Metropolitan News-Enterprise

 

Friday, December 3, 2004

 

Page 15

 

AT THE SIDEBAR (Column)

In Search of Lemony Snicket

 

By J’AMY PACHECO

 

If you are hoping for a column with a happy ending, read no further. In fact, you should probably put this newspaper down and run all the way to the hinterlands, a phrase which here means, “Count Olaf is coming, and there’s no escape.”

If you’ve never heard of Count Olaf, you clearly don’t watch enough television and thus haven’t been bombarded with advertisements for the soon-to-be-released film, “A Series of Unfortunate Events.” And if none of what I’ve written makes a lick of sense, you obviously haven’t read Lemony Snicket’s series of books of the same title in which three orphans undergo trial after tribulation while trying to keep Count Olaf’s hands off the enormous inheritance they themselves can’t touch.

Lemony Snicket is the pen name of a mysterious man whose real name I can never remember. His books have taken the third grade at my daughter’s elementary school by storm, and my daughter even hosted a Halloween party dressed of one of the series’ characters, Violet Baudelaire.

So enamored is she of these books that when I learned Mr. Snicket would do a single California signing, I resolved to drive my daughter the 100-plus miles so she could meet him.

On the telephone days before, a bookstore employee advised that the event might be crowded, and said we should “come a little early.” So my pal Laura and I piled our children into the back of my Toyota, arriving at the bookstore about an hour before the scheduled events.

An around-the-building line let us know we’d underestimated the meaning of “a little early.” We soon learned that the store had started handing out color-coded wristbands at 9 a.m. that day, and calculated, based upon our color, that there were at least 900 people in front of us in line.

“It’s going to be a good two or three hours,” store employees told us.
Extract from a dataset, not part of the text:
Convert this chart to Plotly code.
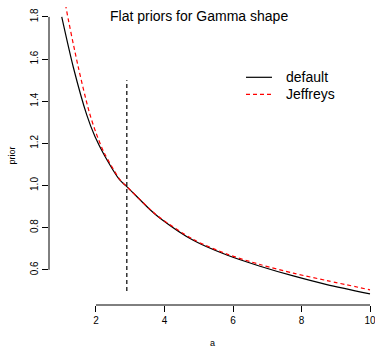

Now, as loyal readers of the series, you would think one of us would have recognized the beginning of a series of unfortunate events.

We didn’t.

While Laura and the three children waited in line outside, I ventured into the store in search of the Lemony Snicket journals we wanted to buy. An employee pointed me to the back of the store.

I found no journals there, but I did get yelled at by an employee who was preparing for Mr. Snicket’s reading and who said I shouldn’t be in that section — despite the fact that his co-worker had sent me there.

I was sent to another section, where I was finally advised there were no journals to be had. So I bought “The Pessimistic Posters” and an extra copy of “The Grim Grotto,” and joined my party outside.

Now, I don’t have the luxury of 13 chapters in which to recount my tale of woe. So here are just a few highlights of our night at the bookstore:

•We forced the three children to wolf down a fast food dinner and hurried them back to the store, only to learn we STILL had 900 people in front of us;

•The bookstore employees, apparently not expecting an audience of over 1,000, treated us like they wished we’d all just go away;

•We lost Jake, the seven-year-old boy with us around 9, when he couldn’t keep his eyes open and his daddy had to pick him up;

•A kid who was apparently as sick of waiting as we were threw up on the carpeting right in front of us;

•The security guards who threatened to not allow us back into the store if we went out to move our car to a safer spot allowed a potential psycho back in — a psycho who cut in front of us in line and made Laura and I verrry nervous;

•We ended up waiting more than 10 hours in the bookstore to get our minute and a half with Lemony Snicket and his pen.

At 2:30 a.m. the morning after we initially got in line, we finally met the mysterious Mr. Snicket, who joked with our little girls about marriage.

We got our books signed, took some pictures and left the store — insisting on a security guard escort in case the psycho was still outside. We took the exhausted little girls to a hotel, fed them a nutritious snack of Chips Ahoy cookies and generic root beer, and tucked them into bed.

While our quest for Mr. Snicket did lead to a series of unfortunate events, it had a happy ending.

And so, come to think of it, does this column, which is now complete — a word which here means, “The End.”